**Task requirements:**
Set down each line of the material that follows, exactly, with no pictures.

++++++

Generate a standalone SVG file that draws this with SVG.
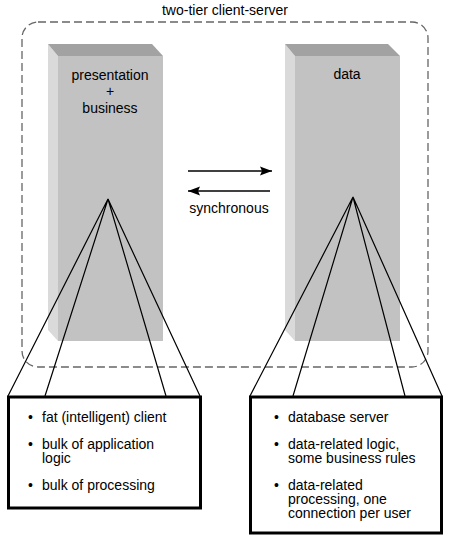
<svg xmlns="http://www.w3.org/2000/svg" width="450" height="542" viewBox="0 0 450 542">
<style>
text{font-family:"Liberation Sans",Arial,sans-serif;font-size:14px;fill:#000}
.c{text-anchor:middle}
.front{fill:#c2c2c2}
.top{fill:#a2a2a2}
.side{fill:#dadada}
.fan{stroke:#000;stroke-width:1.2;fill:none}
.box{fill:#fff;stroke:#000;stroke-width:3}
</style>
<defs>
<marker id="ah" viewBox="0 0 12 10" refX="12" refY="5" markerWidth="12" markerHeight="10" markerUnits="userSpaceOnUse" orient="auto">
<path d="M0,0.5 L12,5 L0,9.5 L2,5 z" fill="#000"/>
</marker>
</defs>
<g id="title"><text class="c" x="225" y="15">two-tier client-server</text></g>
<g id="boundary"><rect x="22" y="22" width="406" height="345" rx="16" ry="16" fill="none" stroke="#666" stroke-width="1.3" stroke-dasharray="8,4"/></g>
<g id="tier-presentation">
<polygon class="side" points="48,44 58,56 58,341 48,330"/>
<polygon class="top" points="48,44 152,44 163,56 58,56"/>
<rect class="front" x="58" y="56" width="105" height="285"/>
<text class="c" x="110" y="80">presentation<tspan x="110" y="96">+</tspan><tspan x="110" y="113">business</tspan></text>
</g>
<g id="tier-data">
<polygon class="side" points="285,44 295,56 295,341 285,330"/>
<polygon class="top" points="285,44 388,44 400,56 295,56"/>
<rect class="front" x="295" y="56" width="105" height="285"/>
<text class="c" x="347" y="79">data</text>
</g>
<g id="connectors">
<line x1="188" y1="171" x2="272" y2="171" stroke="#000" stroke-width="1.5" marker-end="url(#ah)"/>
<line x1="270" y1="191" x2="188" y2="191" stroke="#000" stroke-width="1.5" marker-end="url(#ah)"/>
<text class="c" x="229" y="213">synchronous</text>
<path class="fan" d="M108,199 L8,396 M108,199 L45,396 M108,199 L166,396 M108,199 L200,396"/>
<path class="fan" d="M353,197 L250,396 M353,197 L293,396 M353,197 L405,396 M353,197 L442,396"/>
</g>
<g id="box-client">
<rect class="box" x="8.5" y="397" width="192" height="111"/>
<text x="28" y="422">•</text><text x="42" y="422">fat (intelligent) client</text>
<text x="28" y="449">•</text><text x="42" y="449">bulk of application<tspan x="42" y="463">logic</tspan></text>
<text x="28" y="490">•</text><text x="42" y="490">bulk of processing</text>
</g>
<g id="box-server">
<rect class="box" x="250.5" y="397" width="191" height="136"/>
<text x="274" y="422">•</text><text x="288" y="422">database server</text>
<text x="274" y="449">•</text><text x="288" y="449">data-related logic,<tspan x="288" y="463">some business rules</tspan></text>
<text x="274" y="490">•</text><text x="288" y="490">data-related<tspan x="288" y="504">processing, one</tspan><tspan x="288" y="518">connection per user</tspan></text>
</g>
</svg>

++++++

**Problem solution:**
Generate a standalone SVG file that draws this with SVG.
<svg xmlns="http://www.w3.org/2000/svg" width="450" height="542" viewBox="0 0 450 542">
<style>
text{font-family:"Liberation Sans",Arial,sans-serif;font-size:14px;fill:#000}
.c{text-anchor:middle}
.front{fill:#c2c2c2}
.top{fill:#a2a2a2}
.side{fill:#dadada}
.fan{stroke:#000;stroke-width:1.2;fill:none}
.box{fill:#fff;stroke:#000;stroke-width:3}
</style>
<defs>
<marker id="ah" viewBox="0 0 12 10" refX="12" refY="5" markerWidth="12" markerHeight="10" markerUnits="userSpaceOnUse" orient="auto">
<path d="M0,0.5 L12,5 L0,9.5 L2,5 z" fill="#000"/>
</marker>
</defs>
<g id="title"><text class="c" x="225" y="15">two-tier client-server</text></g>
<g id="boundary"><rect x="22" y="22" width="406" height="345" rx="16" ry="16" fill="none" stroke="#666" stroke-width="1.3" stroke-dasharray="8,4"/></g>
<g id="tier-presentation">
<polygon class="side" points="48,44 58,56 58,341 48,330"/>
<polygon class="top" points="48,44 152,44 163,56 58,56"/>
<rect class="front" x="58" y="56" width="105" height="285"/>
<text class="c" x="110" y="80">presentation<tspan x="110" y="96">+</tspan><tspan x="110" y="113">business</tspan></text>
</g>
<g id="tier-data">
<polygon class="side" points="285,44 295,56 295,341 285,330"/>
<polygon class="top" points="285,44 388,44 400,56 295,56"/>
<rect class="front" x="295" y="56" width="105" height="285"/>
<text class="c" x="347" y="79">data</text>
</g>
<g id="connectors">
<line x1="188" y1="171" x2="272" y2="171" stroke="#000" stroke-width="1.5" marker-end="url(#ah)"/>
<line x1="270" y1="191" x2="188" y2="191" stroke="#000" stroke-width="1.5" marker-end="url(#ah)"/>
<text class="c" x="229" y="213">synchronous</text>
<path class="fan" d="M108,199 L8,396 M108,199 L45,396 M108,199 L166,396 M108,199 L200,396"/>
<path class="fan" d="M353,197 L250,396 M353,197 L293,396 M353,197 L405,396 M353,197 L442,396"/>
</g>
<g id="box-client">
<rect class="box" x="8.5" y="397" width="192" height="111"/>
<text x="28" y="422">•</text><text x="42" y="422">fat (intelligent) client</text>
<text x="28" y="449">•</text><text x="42" y="449">bulk of application<tspan x="42" y="463">logic</tspan></text>
<text x="28" y="490">•</text><text x="42" y="490">bulk of processing</text>
</g>
<g id="box-server">
<rect class="box" x="250.5" y="397" width="191" height="136"/>
<text x="274" y="422">•</text><text x="288" y="422">database server</text>
<text x="274" y="449">•</text><text x="288" y="449">data-related logic,<tspan x="288" y="463">some business rules</tspan></text>
<text x="274" y="490">•</text><text x="288" y="490">data-related<tspan x="288" y="504">processing, one</tspan><tspan x="288" y="518">connection per user</tspan></text>
</g>
</svg>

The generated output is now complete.